Over the years I’ve worked with lots of senior folks who continue to be practitioners. People from an engineering background who are still, at least some of the time working with software. This isn’t unusual in other fields - nobody expects the top brain surgeons to do all the operations, but they are expected to do some. The same is true for lawyers and in agency land often true for strategists and UX / design folks.
That’s not to say that management and leadership aren’t skills in themselves, skills that require practice and a significant time commitment. As an engineer the way you scale and produce a better output is (or at least should be) by having a team. The team is your unit of awesome.
There’s code, and then there’s code. On the projects I’m involved in the amount of real technical output I contribute varies significantly. Often the things I’m doing are prototypes, setting a direction - more like someone doing a sketch that communicate an approach or a style. It’s not about being ‘the best developer’, firstly because defining best is difficult (fastest, fewest bugs, most code, least code, best collaborator etc..) and also because that’s probably not your role on the project.
Sometimes it’s just about chipping in with a bug fix, picking up a few tickets and helping when the deadline is looming and JIRA is looking a bit unpleasant. It’s fairly unlikely that I’m going to be picking up lots of dev work across any of my client work, but it is an aspect of how I go about solving problems in my day-to-day work.
That’s not to say it’s easy to stay on top of the ever changing technology landscape, but for me it’s not a binary choice between management and coding. They are part of the dynamic of technical leadership, and it’s important that you make time to develop your skills in both areas.

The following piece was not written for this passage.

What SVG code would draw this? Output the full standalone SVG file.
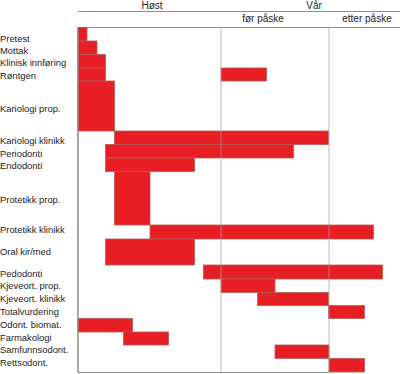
<svg xmlns="http://www.w3.org/2000/svg" width="400" height="374" viewBox="0 0 400 374">
<style>
.bg{fill:#ffffff}
.bar{fill:#e81e25;stroke:#b85a55;stroke-width:0.8}
.grid{stroke:#8c8c8c;stroke-width:1;fill:none}
.gridover{stroke:#a0a0a0;stroke-width:1;fill:none;opacity:0.7}
.lbl{font-family:"Liberation Sans",Arial,sans-serif;font-size:9.4px;fill:#222}
.hdr{font-family:"Liberation Sans",Arial,sans-serif;font-size:10px;fill:#222;text-anchor:middle}
</style>
<rect class="bg" x="0" y="0" width="400" height="374"/>
<g id="header">
<text class="hdr" x="152" y="9.3">Høst</text>
<text class="hdr" x="314" y="9.3">Vår</text>
<text class="hdr" x="263" y="21.7">før påske</text>
<text class="hdr" x="367" y="21.7">etter påske</text>
</g>
<g id="labels">
<text class="lbl" x="0" y="41.5">Pretest</text>
<text class="lbl" x="0" y="53.8">Mottak</text>
<text class="lbl" x="0" y="66.3">Klinisk innføring</text>
<text class="lbl" x="0" y="78.8">Røntgen</text>
<text class="lbl" x="0" y="112">Kariologi prop.</text>
<text class="lbl" x="0" y="144">Kariologi klinikk</text>
<text class="lbl" x="0" y="156.7">Periodonti</text>
<text class="lbl" x="0" y="169.3">Endodonti</text>
<text class="lbl" x="0" y="202.7">Protetikk prop.</text>
<text class="lbl" x="0" y="233.3">Protetikk klinikk</text>
<text class="lbl" x="0" y="255">Oral kir/med</text>
<text class="lbl" x="0" y="276.7">Pedodonti</text>
<text class="lbl" x="0" y="289.3">Kjeveort. prop.</text>
<text class="lbl" x="0" y="302.2">Kjeveort. klinikk</text>
<text class="lbl" x="0" y="315">Totalvurdering</text>
<text class="lbl" x="0" y="327.7">Odont. biomat.</text>
<text class="lbl" x="0" y="340.5">Farmakologi</text>
<text class="lbl" x="0" y="353.3">Samfunnsodont.</text>
<text class="lbl" x="0" y="366">Rettsodont.</text>
</g>
<g id="grid-under">
<line class="grid" x1="78" y1="11.5" x2="400" y2="11.5"/>
<line class="grid" x1="78" y1="27.5" x2="400" y2="27.5"/>
<line class="grid" x1="78" y1="27.5" x2="78" y2="372.5"/>
<line class="grid" x1="78" y1="372.5" x2="329" y2="372.5"/>
</g>
<g id="bars">
<g id="pretest"><rect class="bar" x="78" y="27.5" width="9" height="13.5"/></g>
<g id="mottak"><rect class="bar" x="78" y="41" width="19" height="13.5"/></g>
<g id="klinisk-innforing"><rect class="bar" x="78" y="54.5" width="27.5" height="13.5"/></g>
<g id="rontgen"><rect class="bar" x="78" y="68" width="27.5" height="13"/><rect class="bar" x="221" y="68" width="45.5" height="13"/></g>
<g id="kariologi-prop"><rect class="bar" x="78" y="81" width="36.5" height="50"/></g>
<g id="kariologi-klinikk"><rect class="bar" x="114.5" y="131" width="214" height="13.5"/></g>
<g id="periodonti"><rect class="bar" x="105.5" y="144.5" width="188" height="13.5"/></g>
<g id="endodonti"><rect class="bar" x="105.5" y="158" width="89" height="13.5"/></g>
<g id="protetikk-prop"><rect class="bar" x="114.5" y="171.5" width="35.5" height="53.5"/></g>
<g id="protetikk-klinikk"><rect class="bar" x="150" y="225" width="223.5" height="14"/></g>
<g id="oral-kir-med"><rect class="bar" x="105.5" y="239" width="89" height="26"/></g>
<g id="pedodonti"><rect class="bar" x="203.5" y="265" width="179" height="14"/></g>
<g id="kjeveort-prop"><rect class="bar" x="221" y="279" width="54" height="13.5"/></g>
<g id="kjeveort-klinikk"><rect class="bar" x="257.5" y="292.5" width="71" height="13"/></g>
<g id="totalvurdering"><rect class="bar" x="328.5" y="305.5" width="36" height="13"/></g>
<g id="odont-biomat"><rect class="bar" x="78" y="318.5" width="54.5" height="13.5"/></g>
<g id="farmakologi"><rect class="bar" x="123.5" y="332" width="45" height="13"/></g>
<g id="samfunnsodont"><rect class="bar" x="275" y="345" width="54" height="13.5"/></g>
<g id="rettsodont"><rect class="bar" x="329" y="358.5" width="35.5" height="13.5"/></g>
</g>
<g id="grid-over">
<line class="gridover" x1="221" y1="27.5" x2="221" y2="372.5"/>
<line class="gridover" x1="329" y1="27.5" x2="329" y2="372.5"/>
<line class="grid" x1="78" y1="27.5" x2="78" y2="372.5"/>
</g>
</svg>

2017-11-15 14:47:11 GMT permalink
Recently I’ve been doing lots of work with voice interfaces. Globally AKQA has been working with clients on VI since it started to go mainstream, and in the UK we’ve helped Jamie Oliver and Arsenal get onto the Amazon Echo platform.
VI is also a lens to use when looking at system or service and figuring out what an MVP really is. By it’s nature VI is a paired back user experience - so if you have an experience that works well for voice users then you probably have a good idea of your core use cases.
From a technology perspective it also starts to place some new demands on engineers. It forces technical teams to think differently about infrastructure, code and server less at scale. The separation between code and infrastructure can get messy when working with AWS Lambda (and similar services), so it’s extra important to focus on code and build pipelines for anything but the most trivial use cases.
Developing for voice also highlights something I think is increasingly important for engineers - the ability to bring service design thinking into software / sprint planning. There’s an increasing overlap between writing software that doesn’t have dead ends and handles exceptions well, and managing the user through options and occasions frustrations of voice interfaces.
Test automation, unit and integration tests are even more important than usual (though I’m not sure how much more important you can make these kind of tests!). Manual testing of voice services is slow (you can’t really speed it up), so you need to have good test coverage to have high confidence in your software and for the team to be able to work at a decent velocity.
It’s also important for everyone on the team to spend time using voice services and to understand the emerging design patterns and expectations of regular users. In the early days of television it was apparently common to meet people who appeared on TV shows but refused to own a television set. The same approach won’t work if you’re developing VI. Using an Echo or Google home on a regular basis is the only real way to understand the possibilities and frustrations of voice interfaces.